Ah, 23 seconds of ode to joy. No wonder the algorithms are well. Let's see how they did:

In [19]:
plot_and_sonify_with_beats( 'audio/003.wav', "argmax" )
plot_and_sonify_with_beats( 'audio/003.wav', "autocorrelation" )
plot_and_sonify_with_beats( 'audio/003.wav', "yin" )
plot_and_sonify_with_beats( 'audio/003.wav', "crepe" )
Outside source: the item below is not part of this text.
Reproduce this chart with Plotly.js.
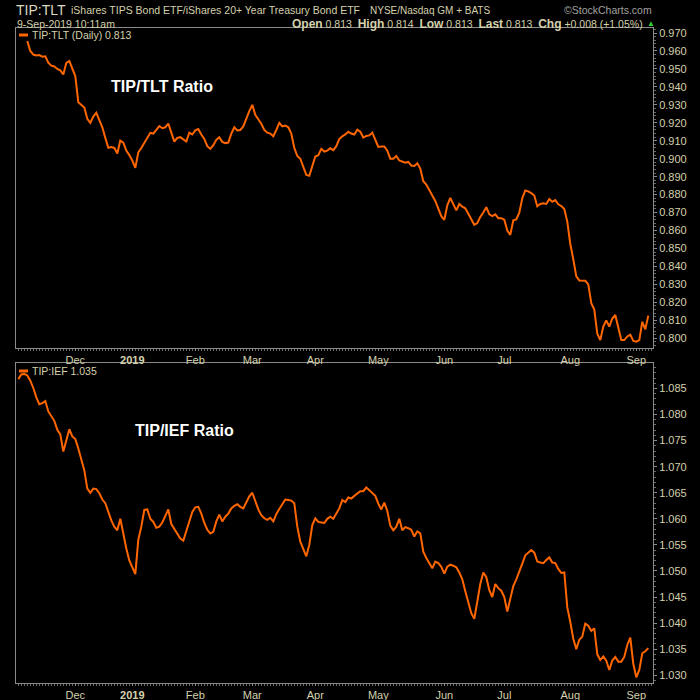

Synthesized voice contour using argmax, with RNN beat predictions: 
Synthesized voice contour using autocorrelation, with RNN beat predictions: 
Synthesized voice contour using yin, with RNN beat predictions: 
76/76 [==============================] - 12s 161ms/step
Synthesized voice contour using crepe, with RNN beat predictions: 

Looks like all four algorithms are on the right ballpark, especially with yin and crepe, which almost didn't contain any irregular pitches in the plot. Something interesting we can notice about the auto-correlation method is that the pitch envelope looks very flat, compared to other envelopes. This means it doesn't quite work with vibratos. This could be a result of the frame sizes being too big for fast, minute changes in pitch to have an effect. By comparing with previous tracks, we can see that the crepe algorithm seem to have some funky behavior at the very beginning of the track. In all cases, it seems to slide up into the correct pitch, rather than starting at the correct place. This could be a trained response from the data the model was trained on. We can also observe the portamento effect slightly in this crepe graph as well.